Diana's brother, Earl Charles Spencer, had called for an independent inquiry earlier In November 2020, saying "sheer dishonesty" was used to secure the interview, including the use of forged documents and other unethical methods, to persuade Princess Diana to talk.
The UK Metropolitan police said that specialist detectives “obtained legal advice from Metropolitan police lawyers, independent counsel and from the Crown Prosecution Service. Following this detailed assessment and in view of the advice we received, we have determined that it is not appropriate to begin a criminal investigation into these allegations", quoted The Guardian.
The police authorities noted that no further action will be taken unless new significant evidence comes to light, added the report.

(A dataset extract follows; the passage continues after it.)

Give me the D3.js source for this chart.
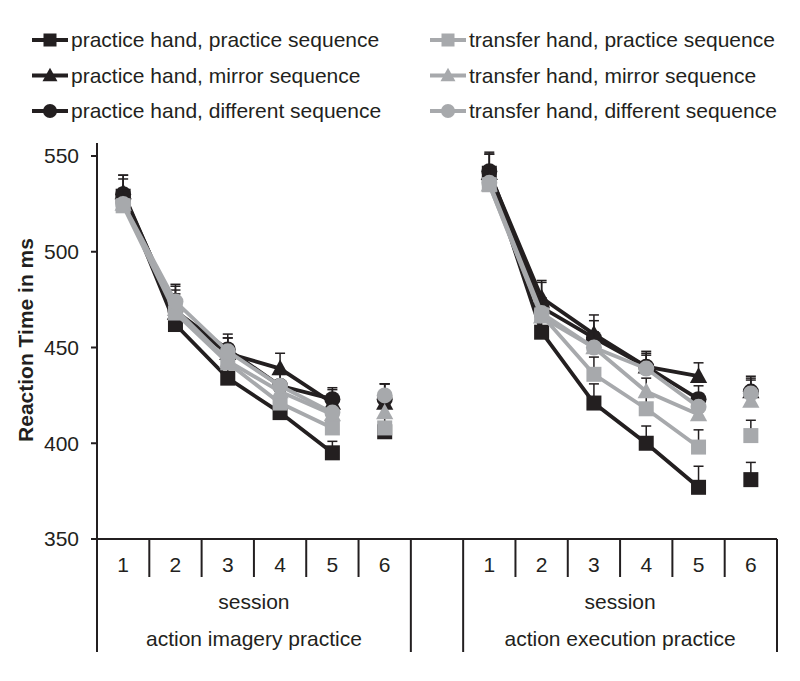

The BBC had announced on 18 November, that it will lead an independent investigation about the incident. Former Supreme Court Judge Lord John Dyson, who was the Master of the Rolls – the second most senior judge in England and Wales – was appointed to lead the probe.
Accusations Against Bashir
In a letter to Davie, Earl Spencer alleged that Bashir made defamatory statements about senior royals to gain his trust and access to his sister.
He also alleged that Bashir used forged bank statements to wrongly suggest that two senior courtiers were paid by security services to spy on the Princess. Earl Spencer wrote: "If it were not for me seeing these statements, I would not have introduced Bashir to my sister,” reported Daily Mail.
These claims included that Diana’s private correspondence was being opened, her car tracked, and phones tapped – described by the Mail as “preposterous lies”.
In the November 1995 interview, which was watched by 22.8 million people around the globe, Princess Diana told Martin Bashir that “there were three people” in her marriage – her, Prince Charles, and his long-time lover Camilla Parker-Bowles – and also revealed she had been unfaithful.
Diana and Charles formally got divorced in 1996. The following year, on 31 August 1997, 36-year-old Princess Diana, also known as the ‘people’s Princess’, died in a car crash in Paris, along with her boyfriend Dodi Fayed, and the driver of the car, Henri Paul.